Below are some questions I asked King, based on previous reader polls, along with her answers.
Q: Do you support a statewide minimum wage increase to at least $15/hour?
Yes, I believe that the individuals who call Texas home and pay into the economy are owed a living wage. Cities in Texas have already done this, so it can be done Statewide.
Q: Do you oppose school vouchers and efforts to privatize public education?
Yes. School vouchers have proven to be exactly what Democratic legislators and advocacy groups warned us about: a taxpayer subsidy for families whose children are already enrolled in private schools. Public Education is a foundational public good that yields massive benefits for the general public, including upward social mobility and, most importantly, true educational choice. We are moving in the completely wrong direction when it comes to education in Texas, and it is clear that it’s happening by design.
Q: Should higher education in Texas be free or debt-free at public institutions?
Yes, I support a transition toward a tuition-free higher education system, provided it’s implemented in a responsible way.
Q: Should Texas guarantee free school meals to all K–12 students, regardless of income?
Yes, and the meals should be healthy.
Q: Would you support redirecting state subsidies from fossil fuels to fund community-owned solar, wind, and battery projects in low-income and rural areas?
Yes. Before the passage of the Big, Beautiful bill that resulted in the termination of federal grants intended for meaningful projects, I was part of a team here in Texas that focused on delivering community solar for these designated areas. The program would have delivered long-term benefits while educating the public about the advantages of community solar.
Q: Do you support automatic voter registration and same-day registration in Texas?
Yes. This would simplify the registration process, reducing both costs and labor for the State.
Bonus Question: Who are your political role models, living or dead?

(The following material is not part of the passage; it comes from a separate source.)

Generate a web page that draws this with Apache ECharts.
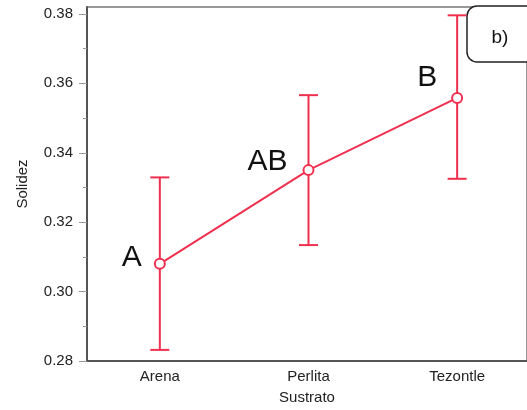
<!DOCTYPE html>
<html>
<head>
<meta charset="utf-8">
<script src="https://cdn.jsdelivr.net/npm/echarts@6/dist/echarts.min.js"></script>
<style>html,body{margin:0;padding:0;background:#fff;}#c{width:527px;height:410px;}</style>
</head>
<body>
<div id="c"></div>
<script>
var categories = ['Arena', 'Perlita', 'Tezontle'];
var means = [0.308, 0.335, 0.3558];
var lower = [0.2832, 0.3134, 0.3325];
var upper = [0.3329, 0.3566, 0.3796];
var groups = ['A', 'AB', 'B'];
var categoryIndex = [0, 1, 2];
var majorTicks = [0.28, 0.30, 0.32, 0.34, 0.36, 0.38];
var minorTicks = [0.29, 0.31, 0.33, 0.35, 0.37];

var RED = '#f0304f';
var labelOffsets = [[-7, -6], [-10, -8], [-9, -20]];

var chart = echarts.init(document.getElementById('c'), null, {renderer: 'canvas'});
var textStyle = {fontFamily: 'Liberation Sans, Arial, sans-serif', color: '#222'};

var option = {
  animation: false,
  grid: {left: 87, top: 7, bottom: 49, right: 0, show: true, borderColor: '#333', borderWidth: 1, containLabel: false},
  xAxis: {
    type: 'value',
    min: -0.49,
    max: 2.47,
    name: 'Sustrato',
    nameLocation: 'middle',
    nameGap: 29,
    nameTextStyle: Object.assign({fontSize: 15}, textStyle),
    axisLine: {onZero: false, lineStyle: {color: '#555', width: 2}},
    axisTick: {show: false},
    axisLabel: Object.assign({fontSize: 15, margin: 8, customValues: categoryIndex,
      formatter: function (v) { return categories[Math.round(v)]; }}, textStyle),
    splitLine: {show: false}
  },
  yAxis: [{
    type: 'value',
    min: 0.28,
    max: 0.382,
    name: 'Solidez',
    nameLocation: 'middle',
    nameGap: 57,
    nameTextStyle: Object.assign({fontSize: 15}, textStyle),
    axisLine: {show: true, onZero: false, lineStyle: {color: '#555', width: 2}},
    axisTick: {show: true, length: 8, customValues: majorTicks, lineStyle: {color: '#999'}},
    axisLabel: Object.assign({fontSize: 15, margin: 14, customValues: majorTicks, formatter: function (v) { return v.toFixed(2); }}, textStyle),
    splitLine: {show: false}
  }, {
    type: 'value',
    min: 0.28,
    max: 0.382,
    position: 'left',
    axisLine: {show: false, onZero: false},
    axisTick: {show: true, length: 4, customValues: minorTicks, lineStyle: {color: '#999'}},
    axisLabel: {show: false, customValues: minorTicks},
    splitLine: {show: false}
  }],
  series: [{
    type: 'custom',
    data: categoryIndex.map(function (i) { return [i, lower[i], upper[i]]; }),
    renderItem: function (params, api) {
      var x = api.value(0);
      var lo = api.coord([x, api.value(1)]);
      var hi = api.coord([x, api.value(2)]);
      var hw = 9.5;
      var st = {stroke: RED, lineWidth: 2};
      return {
        type: 'group',
        children: [
          {type: 'line', shape: {x1: lo[0], y1: lo[1], x2: hi[0], y2: hi[1]}, style: st},
          {type: 'line', shape: {x1: lo[0] - hw, y1: lo[1], x2: lo[0] + hw, y2: lo[1]}, style: st},
          {type: 'line', shape: {x1: hi[0] - hw, y1: hi[1], x2: hi[0] + hw, y2: hi[1]}, style: st}
        ]
      };
    },
    z: 2
  }, {
    type: 'line',
    data: categoryIndex.map(function (i) {
      return {value: [i, means[i]], label: {offset: labelOffsets[i]}};
    }),
    symbol: 'emptyCircle',
    symbolSize: 10,
    lineStyle: {color: RED, width: 2},
    itemStyle: {color: RED, borderColor: RED, borderWidth: 1.5},
    label: {
      show: true,
      position: 'left',
      formatter: function (p) { return groups[p.dataIndex]; },
      fontSize: 30,
      fontFamily: 'Liberation Sans, Arial, sans-serif',
      color: '#111'
    },
    z: 3
  }],
  graphic: [{
    type: 'group',
    children: [
      {type: 'rect', shape: {x: 467, y: 6, width: 90, height: 56, r: 10}, style: {fill: '#fff', stroke: '#222', lineWidth: 1.5}},
      {type: 'text', style: {x: 500, y: 38, text: 'b)', fontSize: 19, fontFamily: 'Liberation Sans, Arial, sans-serif', fill: '#111', align: 'center', verticalAlign: 'middle'}}
    ],
    z: 10
  }]
};
chart.setOption(option);
</script>
</body>
</html>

I have been inspired and influenced by individuals who stood up to fight for systemic change. My absolute favorite era to study is the Civil Rights Movement, purely because of the raw resistance and the rise of public awareness. With that, Martin Luther King Jr. will always be a foundational figure for me, right alongside Barbara Rose Johns. She is not a well-known trailblazer, but is worth mentioning. At just 17 years old, she had the courage to organize a massive high school walkout and collaborate with the NAACP. Her leadership directly fueled the landmark Brown v. Board of Education case that reshaped American education for generations.
Finally, Michelle Obama will always be a life worth modeling for me. While her poise and character are widely celebrated, the structural reforms she led often don’t get the mainstream credit they deserve. To me, she is the epitome of class, strength, empathy, and intellect.
Nicole King is running because the alternative is letting Cecil Bell coast through another term without ever once being asked to defend himself.
That matters more than the math suggests. King isn’t promising you a miracle in Montgomery County this November. What she’s offering is the unglamorous, necessary work of showing up in a district the state party wrote off years ago.
Her answers to the reader’s questions tell you who she is when nobody’s grading her on viability. A real living wage, not a vague gesture at one. A hard no on vouchers, with the receipts to back it up. Free school meals, and not the cardboard kind. Community solar instead of another fossil fuel subsidy. She didn’t hedge on a single one of these, and in a district like HD03, hedging would have been the easy move.
She told me her political heroes are Martin Luther King Jr., Barbara Rose Johns, and Michelle Obama. Those are people who did the work before the win was visible, who organized when the odds were against them, who understood that sometimes you show up in the room you’re not supposed to be in because somebody has to.
That’s Nicole King’s race. Not a sure thing. Not even, by the numbers, a likely thing. But a necessary one, and in a state this size, necessary work is how you build the majority you’ll need ten years from now. You don’t get there by only fighting where you’re already winning.